Vice Chair Mathers concluded that while Caughy stated that the vehicle does not have to be in active use to meet the purpose test, Vytlingam stands for the idea that coverage is limited to motor vehicles being used as motor vehicles.

The fact that the vehicle was inoperable at the time of the incident, coupled with the fact that the vehicle was parked in a garage for a few days prior, supports the conclusion that the applicants were not using the vehicle for motoring purposes at the time of the incident.

Intact and Economical argued that the vehicle being inoperable at the time of the incident was an important consideration in this case. They relied on the Financial Service Commission of Ontario decisions in Olesiuk v. Kingsway General Insurance Company and Khan v. Certas to support their argument that repair of an inoperable vehicle does not constitute use of the vehicle as per the Schedule.   The applicants relied on Olesiuk to argue that it is conceivable that the use or operation of a vehicle could start a chain of events that leads to necessary repairs that results in an impairment.

The determination of whether a vehicle is in use or operation within the meaning of the Schedule is very fact specific. This was not a case where the use or operation of the vehicle could be said to have started a chain of events that led to necessary repairs, which in turn resulted in the incident. The Applicants’ car had been in the applicants’ garage for several days before the incident took place.

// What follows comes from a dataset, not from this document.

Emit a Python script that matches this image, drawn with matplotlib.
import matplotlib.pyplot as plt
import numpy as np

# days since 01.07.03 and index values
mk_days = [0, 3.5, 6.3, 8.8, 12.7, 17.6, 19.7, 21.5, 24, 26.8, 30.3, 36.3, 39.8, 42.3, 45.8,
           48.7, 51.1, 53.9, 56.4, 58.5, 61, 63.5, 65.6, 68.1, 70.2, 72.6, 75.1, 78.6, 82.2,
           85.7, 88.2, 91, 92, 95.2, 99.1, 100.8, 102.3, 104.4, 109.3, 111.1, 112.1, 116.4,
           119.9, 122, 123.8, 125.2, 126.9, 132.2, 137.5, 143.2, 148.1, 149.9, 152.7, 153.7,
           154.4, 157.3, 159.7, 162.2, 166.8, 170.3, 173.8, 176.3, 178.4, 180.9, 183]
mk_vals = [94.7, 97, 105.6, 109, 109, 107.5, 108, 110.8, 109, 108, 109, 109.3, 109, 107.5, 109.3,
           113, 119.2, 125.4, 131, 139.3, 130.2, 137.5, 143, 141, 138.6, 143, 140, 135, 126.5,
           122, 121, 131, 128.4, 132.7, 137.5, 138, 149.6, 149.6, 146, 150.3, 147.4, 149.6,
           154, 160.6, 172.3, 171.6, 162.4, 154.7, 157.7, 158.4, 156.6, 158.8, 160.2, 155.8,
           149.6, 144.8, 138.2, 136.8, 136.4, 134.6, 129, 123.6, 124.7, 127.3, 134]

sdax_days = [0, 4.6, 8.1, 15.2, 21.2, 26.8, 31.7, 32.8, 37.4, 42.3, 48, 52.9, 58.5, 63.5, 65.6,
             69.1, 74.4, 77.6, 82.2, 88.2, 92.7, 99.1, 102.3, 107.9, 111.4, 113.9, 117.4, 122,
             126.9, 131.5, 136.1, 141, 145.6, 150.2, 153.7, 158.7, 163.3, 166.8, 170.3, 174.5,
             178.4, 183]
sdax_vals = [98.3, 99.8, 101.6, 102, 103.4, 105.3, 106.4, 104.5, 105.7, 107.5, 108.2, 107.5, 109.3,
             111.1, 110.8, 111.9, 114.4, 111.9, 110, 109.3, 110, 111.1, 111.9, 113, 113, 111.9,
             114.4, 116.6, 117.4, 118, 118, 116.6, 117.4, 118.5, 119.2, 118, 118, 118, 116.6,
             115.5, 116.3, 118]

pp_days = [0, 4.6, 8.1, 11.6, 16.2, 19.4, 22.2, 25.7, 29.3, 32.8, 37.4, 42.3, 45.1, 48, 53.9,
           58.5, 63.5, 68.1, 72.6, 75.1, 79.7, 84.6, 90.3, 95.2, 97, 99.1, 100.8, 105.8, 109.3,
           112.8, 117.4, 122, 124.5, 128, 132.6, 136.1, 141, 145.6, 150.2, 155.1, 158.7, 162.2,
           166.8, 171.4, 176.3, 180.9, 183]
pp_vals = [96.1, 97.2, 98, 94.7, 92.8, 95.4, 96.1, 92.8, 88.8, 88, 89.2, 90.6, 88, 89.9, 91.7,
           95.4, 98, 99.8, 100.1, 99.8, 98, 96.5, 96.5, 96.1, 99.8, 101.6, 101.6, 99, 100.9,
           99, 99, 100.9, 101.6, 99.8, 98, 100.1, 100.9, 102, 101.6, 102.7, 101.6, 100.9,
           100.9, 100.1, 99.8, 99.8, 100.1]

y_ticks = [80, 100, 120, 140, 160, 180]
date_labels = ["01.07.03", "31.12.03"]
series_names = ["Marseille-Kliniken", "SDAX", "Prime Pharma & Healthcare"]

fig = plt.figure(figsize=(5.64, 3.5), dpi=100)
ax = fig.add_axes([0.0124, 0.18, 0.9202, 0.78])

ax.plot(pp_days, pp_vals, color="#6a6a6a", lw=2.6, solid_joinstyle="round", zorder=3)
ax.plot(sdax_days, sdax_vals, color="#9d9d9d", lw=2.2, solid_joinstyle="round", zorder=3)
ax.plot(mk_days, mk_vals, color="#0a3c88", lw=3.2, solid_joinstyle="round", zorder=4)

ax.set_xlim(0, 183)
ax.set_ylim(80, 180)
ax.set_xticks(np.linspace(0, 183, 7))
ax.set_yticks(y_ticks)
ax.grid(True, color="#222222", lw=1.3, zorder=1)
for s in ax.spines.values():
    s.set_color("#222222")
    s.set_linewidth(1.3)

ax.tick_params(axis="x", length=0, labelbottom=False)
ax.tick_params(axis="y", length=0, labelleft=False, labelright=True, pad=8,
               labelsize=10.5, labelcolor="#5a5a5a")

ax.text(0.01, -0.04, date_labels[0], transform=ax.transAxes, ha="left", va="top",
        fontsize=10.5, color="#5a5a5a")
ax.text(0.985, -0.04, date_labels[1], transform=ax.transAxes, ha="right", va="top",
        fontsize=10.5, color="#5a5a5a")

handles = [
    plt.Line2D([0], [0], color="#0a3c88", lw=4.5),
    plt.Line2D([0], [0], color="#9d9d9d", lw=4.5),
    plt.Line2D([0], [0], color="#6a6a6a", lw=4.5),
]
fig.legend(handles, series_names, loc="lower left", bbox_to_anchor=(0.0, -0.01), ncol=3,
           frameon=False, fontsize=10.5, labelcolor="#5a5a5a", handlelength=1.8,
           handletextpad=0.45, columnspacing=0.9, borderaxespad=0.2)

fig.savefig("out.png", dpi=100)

Vice Chair Mathers could not see any connection between the vehicle being used for motoring purposes and the repair that was undertaken by the applicants several days after the vehicle was last used for motoring purposes. The fact that the vehicle was inoperable at the time of the incident, and the complexity of the repair undertaken, support the conclusion that the applicants were not using the vehicle for motoring purpose at the time of the incident.

The repair undertaken by the applicants was not an ordinary and well-known use of a vehicle by an insured that is covered under the Schedule. The applicants’ activities were that of a repairman, not a motorist, and the no fault automobile benefits provided in the Schedule are not meant to be available to a person whose only connection to the vehicle is that of a repairman.

Vice Chair Mathers also concluded that it is not a reasonable expectation of insured or insurers that insured’s who undertake to repair a third party’s vehicle, and are not using the vehicle for a motoring purpose at the time of the repairs, are covered by no-fault accident benefit. Vice Chair Mathers concluded that the injuries are not the result of an “accident” within the meaning of the Schedule.   The claims were dismissed.

Discussion/ Take Aways

While the Court of Appeal in Caughy seemed to expand the “accident” definition beyond where the Supreme Court of Canada had taken Vytlingam, this LAT decision has applied the brakes, if you will, on this expansion of coverage, applying a reasonable expectation /common sense approach.    The notion that replacing a fuel pump, an essential piece of equipment on an automobile, is one of the ordinary and well-known activities to which automobiles are put  was a bridge too far for Vice Chair Mathers to cross.  The irony of course is that some car nuts who routinely buy old cars and restore them might have a different perspective of “ordinary and well known activities” than others of us whose idea of ordinary and well known activities, vis a vis car repairs, extends only to putting gas in the car, and possibly air in the tires;  the rest is for a mechanic.